The missing metric for understanding your Internet Experience

Josh Hardy

When you ask someone how good their internet connection is, they almost always answer with a number - "It’s gigabit!" But there is more to the story.

For years, download speed has been the default metric for internet quality. Now that high-speed access is common across many parts of the world, speed is no longer the most important part of the experience.

What really matters for a good internet experience is Responsiveness, or how quickly your connection reacts when you actually try to do something.

While many tools have existed to measure aspects of Responsiveness, there has not been a commonly used metric that describes Responsiveness holistically.

At Orb, we defined (or more accurately redefined) the metric Lag to be that intuitive and easy to understand measurement of Responsiveness.

What is Lag?

Responsiveness has always been difficult to quantify. Technical metrics like latency, packet loss, and jitter exist, but each tells only part of the story. Understanding how these metrics combine to impact your experience is difficult at best, and at worst, it can even be misleading.

  • Latency measures the round trip time of packets, but what if a few packets get lost along the way?
  • Packet loss shows how reliably a connection avoids losing packets, but doesn't explain how those losses impacted your experience.
  • Jitter shows variability in round trip times, but it's tricky to relate to real-world impact.

Understanding how these metrics interact (beyond just “they should all be low”) requires deep technical knowledge - far more than most people, even many engineers, care to learn.

For example, how much does a 1% packet loss rate impact your experience on a Zoom call? It's not an easy answer. If it's just an occasional packet and your latency is low, you might not notice it at all. But if multiple sequential packets are dropped or your latency is already high, it can cause video freezes, voice artifacts, and a frustrating experience.

You don't experience latency, jitter, or packet loss in isolation. You experience Lag.

Measuring Lag the Way You Experience It

We realized early on that in order to make Responsiveness truly understandable, we needed an intuitive metric that captured the combined effect of all the messy underlying details. It had to be expressed simply and meaningfully at the level where people actually experience it.

We created a Lag measurement approach that mimics real-world protocol behavior. Orb simulates the fundamental behaviors that protocols underpinning gaming, video conferencing, and web browsing share when responding to underlying network conditions, and measure performance at that level.

Orb measures Lag continuously, because Lag fluctuates moment to moment on most networks and you experience every second of it.

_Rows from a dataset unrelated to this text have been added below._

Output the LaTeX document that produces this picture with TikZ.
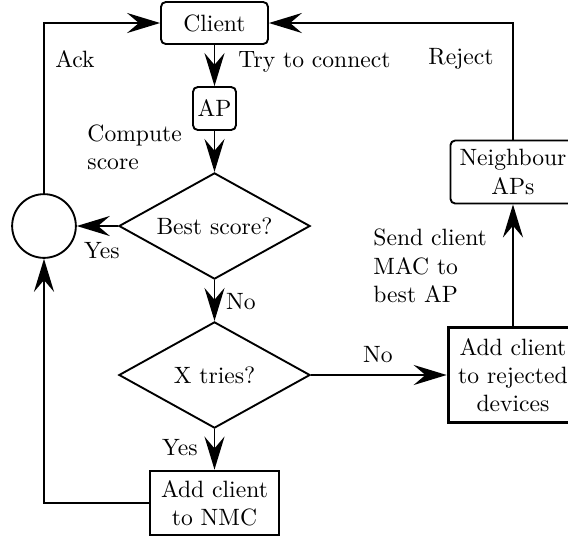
\documentclass[tikz,border=0pt]{standalone}
\usetikzlibrary{shapes.geometric}
\usetikzlibrary{arrows.meta}
\tikzset{>={Stealth[length=14pt, width=8.5pt, inset=5pt]}}
\tikzset{
  roundbox/.style={draw, thick, rounded corners=2pt, align=center, inner sep=1pt},
  sharpbox/.style={draw, very thick, align=center, inner sep=1pt},
  decision/.style={draw, thick, diamond, aspect=1.8, inner sep=0pt, minimum width=81pt, minimum height=45pt},
  junction/.style={draw, thick, circle, minimum size=27pt, inner sep=0pt},
  flow/.style={thick, ->},
  note/.style={align=left, inner sep=0pt},
}

\begin{document}
\begin{tikzpicture}[x=0.4237pt, y=-0.4237pt]
        \useasboundingbox (0,0) rectangle (568,540);
        % nodes
        \node[roundbox, minimum width=45.3pt, minimum height=17.8pt] (client) at (214.5,23) {Client};
        \node[roundbox, minimum size=18.2pt] (ap) at (214.5,108.5) {AP};
        \node[decision] (best) at (214.5,226) {Best score?};
        \node[junction] (join) at (44,226) {};
        \node[decision] (tries) at (214.5,375) {X tries?};
        \node[sharpbox, minimum width=54.7pt, minimum height=27.1pt] (nmc) at (214.5,503) {Add client\\to NMC};
        \node[sharpbox, minimum width=55pt, minimum height=40pt] (rejected) at (513,375) {Add client\\to rejected\\devices};
        \node[roundbox, minimum width=53pt, minimum height=26.7pt] (neigh) at (513,172) {Neighbour\\APs};
        % labels
        \node[note] (ltry) at (314.5,62) {Try to connect};
        \node[note] (lack) at (75,59) {Ack};
        \node[note] (lreject) at (461,59) {Reject};
        \node[note, anchor=west] (lscore) at (87,147) {Compute\\score};
        \node[note] (lyes) at (102,251) {Yes};
        \node[note] (lno) at (241,302) {No};
        \node[note] (lno2) at (378,355) {No};
        \node[note] (lyes2) at (180,448) {Yes};
        \node[note, anchor=west] (lsend) at (373,266) {Send client\\MAC to\\best AP};
        % lines
        \draw[flow] (client) -- (ap);
        \draw[flow] (ap) -- (best);
        \draw[flow] (best) -- (join);
        \draw[flow] (best) -- (tries);
        \draw[flow] (tries) -- (rejected);
        \draw[flow] (tries) -- (nmc);
        \draw[flow] (rejected) -- (neigh);
        \draw[flow] (neigh.north) |- (client.east);
        \draw[flow] (join.north) |- (client.west);
        \draw[flow] (nmc.west) -| (join.south);
\end{tikzpicture}
\end{document}
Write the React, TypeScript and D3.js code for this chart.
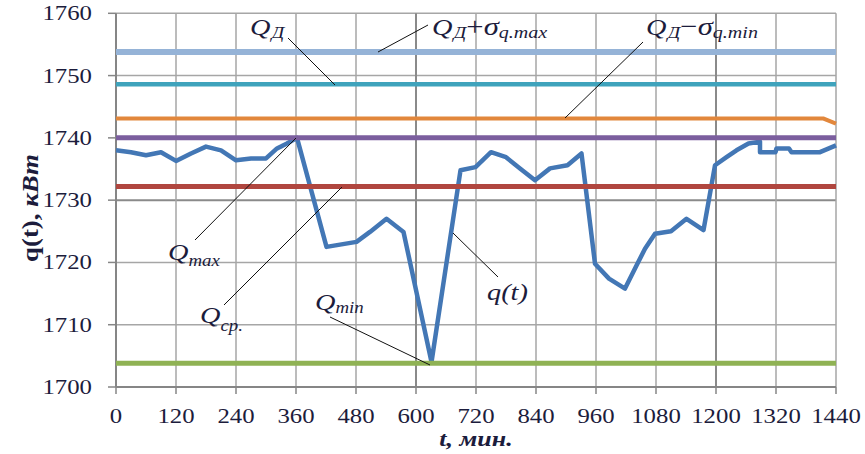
import React from "react";
import * as d3 from "d3";

const times = [0, 30, 60, 90, 120, 150, 180, 210, 240, 270, 300, 322, 342, 362, 421, 481, 508, 541, 575, 631, 689, 719, 750, 780, 808, 838, 868, 903, 931, 958, 986, 1018, 1041, 1058, 1078, 1110, 1141, 1175, 1198, 1221, 1241, 1265, 1288, 1288, 1319, 1321, 1346, 1351, 1408, 1440];
const qValues = [1738.0, 1737.7, 1737.2, 1737.7, 1736.3, 1737.5, 1738.6, 1738.0, 1736.4, 1736.7, 1736.7, 1738.3, 1739.1, 1740.0, 1722.5, 1723.3, 1724.9, 1727.0, 1724.9, 1704.0, 1734.8, 1735.3, 1737.7, 1736.9, 1735.1, 1733.2, 1735.1, 1735.6, 1737.5, 1719.8, 1717.4, 1715.8, 1719.5, 1722.2, 1724.6, 1725.0, 1727.0, 1725.2, 1735.6, 1736.9, 1738.0, 1739.1, 1739.4, 1737.7, 1737.7, 1738.3, 1738.3, 1737.7, 1737.7, 1738.8];

const orangeTimes = [0, 1415, 1440];
const orangeValues = [1743.1, 1743.1, 1742.3];

const levelNames = ["QdPlus", "Qd", "Qmax", "Qavg", "Qmin"];
const levelValues = [1753.8, 1748.6, 1740.0, 1732.2, 1703.8];
const levelColors = ["#95B3D7", "#3FA3BC", "#7B5E9E", "#B0463F", "#8FB254"];
const levelWidths = [6, 4.5, 5, 5, 5];

const xTicks = [0, 120, 240, 360, 480, 600, 720, 840, 960, 1080, 1200, 1320, 1440];
const yTicks = [1700, 1710, 1720, 1730, 1740, 1750, 1760];

const x = d3.scaleLinear().domain([0, 1440]).range([116, 836]);
const y = d3.scaleLinear().domain([1700, 1760]).range([387, 13.3]);

const FONT = "'Liberation Serif', 'Times New Roman', serif";
const TXT = "#1c1c3c";
const SX = 1.18;

function T({ x0, y0, anchor = "start", children, size = 22, weight = "normal", style = "normal" }: any) {
  return (
    <g transform={`translate(${x0},${y0}) scale(${SX},1)`}>
      <text x={0} y={0} textAnchor={anchor} fontFamily={FONT} fontSize={size} fontWeight={weight} fontStyle={style} fill={TXT}>
        {children}
      </text>
    </g>
  );
}

function Leader({ x1, y1, x2, y2 }: any) {
  return <line x1={x1} y1={y1} x2={x2} y2={y2} stroke="#111" strokeWidth={1} />;
}

export default function App() {
  const line = d3.line<number>().x((_, i) => x(times[i])).y((d) => y(d));
  const oLine = d3.line<number>().x((_, i) => x(orangeTimes[i])).y((d) => y(d));
  return (
    <svg width={865} height={454} style={{ position: "absolute", left: 0, top: 0, background: "#fff" }}>
      {yTicks.map((v) => (
        <line key={"h" + v} x1={x(0)} x2={x(1440)} y1={y(v)} y2={y(v)} stroke={v === 1730 ? "#8a8a8a" : "#a6a6a6"} strokeWidth={v === 1730 ? 2 : 1.5} />
      ))}
      {xTicks.map((t) => (
        <line key={"v" + t} x1={x(t)} x2={x(t)} y1={y(1760)} y2={y(1700)} stroke={t === 600 || t === 1200 ? "#8a8a8a" : "#a6a6a6"} strokeWidth={t === 600 || t === 1200 ? 2 : 1.5} />
      ))}
      <line x1={x(0)} x2={x(0)} y1={y(1760)} y2={y(1700)} stroke="#868686" strokeWidth={2} />
      <line x1={x(0)} x2={x(1440)} y1={y(1700)} y2={y(1700)} stroke="#868686" strokeWidth={2} />
      {yTicks.map((v) => (
        <line key={"yt" + v} x1={x(0) - 8} x2={x(0)} y1={y(v)} y2={y(v)} stroke="#868686" strokeWidth={1.5} />
      ))}
      {xTicks.map((t) => (
        <line key={"xt" + t} x1={x(t)} x2={x(t)} y1={y(1700)} y2={y(1700) + 7} stroke="#868686" strokeWidth={1.5} />
      ))}
      {yTicks.map((v) => (
        <T key={"yl" + v} x0={92} y0={y(v) + 7} anchor="end" size={21}>{String(v)}</T>
      ))}
      {xTicks.map((t) => (
        <T key={"xl" + t} x0={x(t)} y0={423} anchor="middle" size={21}>{String(t)}</T>
      ))}
      <path d={line(qValues) || ""} fill="none" stroke="#4377B5" strokeWidth={4.5} strokeLinejoin="round" />
      {levelValues.map((v, i) => (
        <line key={levelNames[i]} x1={x(0)} x2={x(1440)} y1={y(v)} y2={y(v)} stroke={levelColors[i]} strokeWidth={levelWidths[i]} />
      ))}
      <path d={oLine(orangeValues) || ""} fill="none" stroke="#E2873C" strokeWidth={4} />
      <Leader x1={288} y1={38} x2={335} y2={85} />
      <Leader x1={378} y1={52} x2={428} y2={25} />
      <Leader x1={565} y1={118} x2={643} y2={42} />
      <Leader x1={195} y1={240} x2={296} y2={138} />
      <Leader x1={224} y1={305} x2={342} y2={187} />
      <Leader x1={330} y1={317} x2={430} y2={365} />
      <Leader x1={453} y1={233} x2={498} y2={277} />
      <g transform={`translate(250,35) scale(${SX},1)`}>
        <text fontFamily={FONT} fontStyle="italic" fill={TXT} fontSize={24}>
          Q<tspan fontSize={17} dy={3} dx={1}>Д</tspan>
        </text>
      </g>
      <g transform={`translate(432,35) scale(${SX},1)`}>
        <text fontFamily={FONT} fontStyle="italic" fill={TXT} fontSize={24}>
          Q<tspan fontSize={17} dy={3} dx={1}>Д</tspan>
          <tspan dy={-3} fontStyle="normal" fontSize={26}>+</tspan>
          <tspan fontSize={26}>σ</tspan>
          <tspan fontSize={17} dy={3}>q.max</tspan>
        </text>
      </g>
      <g transform={`translate(646,35) scale(${SX},1)`}>
        <text fontFamily={FONT} fontStyle="italic" fill={TXT} fontSize={24}>
          Q<tspan fontSize={17} dy={3} dx={1}>Д</tspan>
          <tspan dy={-3} fontStyle="normal" fontSize={26}>−</tspan>
          <tspan fontSize={26}>σ</tspan>
          <tspan fontSize={17} dy={3}>q.min</tspan>
        </text>
      </g>
      <g transform={`translate(168,260) scale(${SX},1)`}>
        <text fontFamily={FONT} fontStyle="italic" fill={TXT} fontSize={24}>
          Q<tspan fontSize={16} dy={6}>max</tspan>
        </text>
      </g>
      <g transform={`translate(200,323) scale(${SX},1)`}>
        <text fontFamily={FONT} fontStyle="italic" fill={TXT} fontSize={24}>
          Q<tspan fontSize={16} dy={8}>ср.</tspan>
        </text>
      </g>
      <g transform={`translate(315,310) scale(${SX},1)`}>
        <text fontFamily={FONT} fontStyle="italic" fill={TXT} fontSize={24}>
          Q<tspan fontSize={16} dy={3}>min</tspan>
        </text>
      </g>
      <T x0={487} y0={300} size={24} style="italic">q(t)</T>
      <g transform={`translate(476,446) scale(${SX},1)`}>
        <text textAnchor="middle" fontFamily={FONT} fontStyle="italic" fontWeight="bold" fill={TXT} fontSize={22}>
          t, мин.
        </text>
      </g>
      <g transform={`translate(38,208) rotate(-90) scale(1.12,1)`}>
        <text textAnchor="middle" fontFamily={FONT} fontWeight="bold" fill={TXT} fontSize={24}>
          q(t), <tspan fontStyle="italic">кВт</tspan>
        </text>
      </g>
    </svg>
  );
}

Orb captures a complete picture of your connection's Responsiveness over time:

  • How quickly a voice packet would get through during a call
  • How smoothly a game's movements would register
  • How snappy clicking a link feels when browsing

Lag gives you a number that reflects how responsive your internet actually feels when you use it.

Looking Ahead

As we move into the next phase of internet evolution, where speed is abundant but responsiveness varies widely, we believe it's critical to give users a metric they can trust and understand.

Lag isn't just another technical number, it's the bridge between complex network realities and the real-world experience users care about.

At Orb, we're excited to help define this future, where internet quality isn't just about how fast your connection is, but how good it is.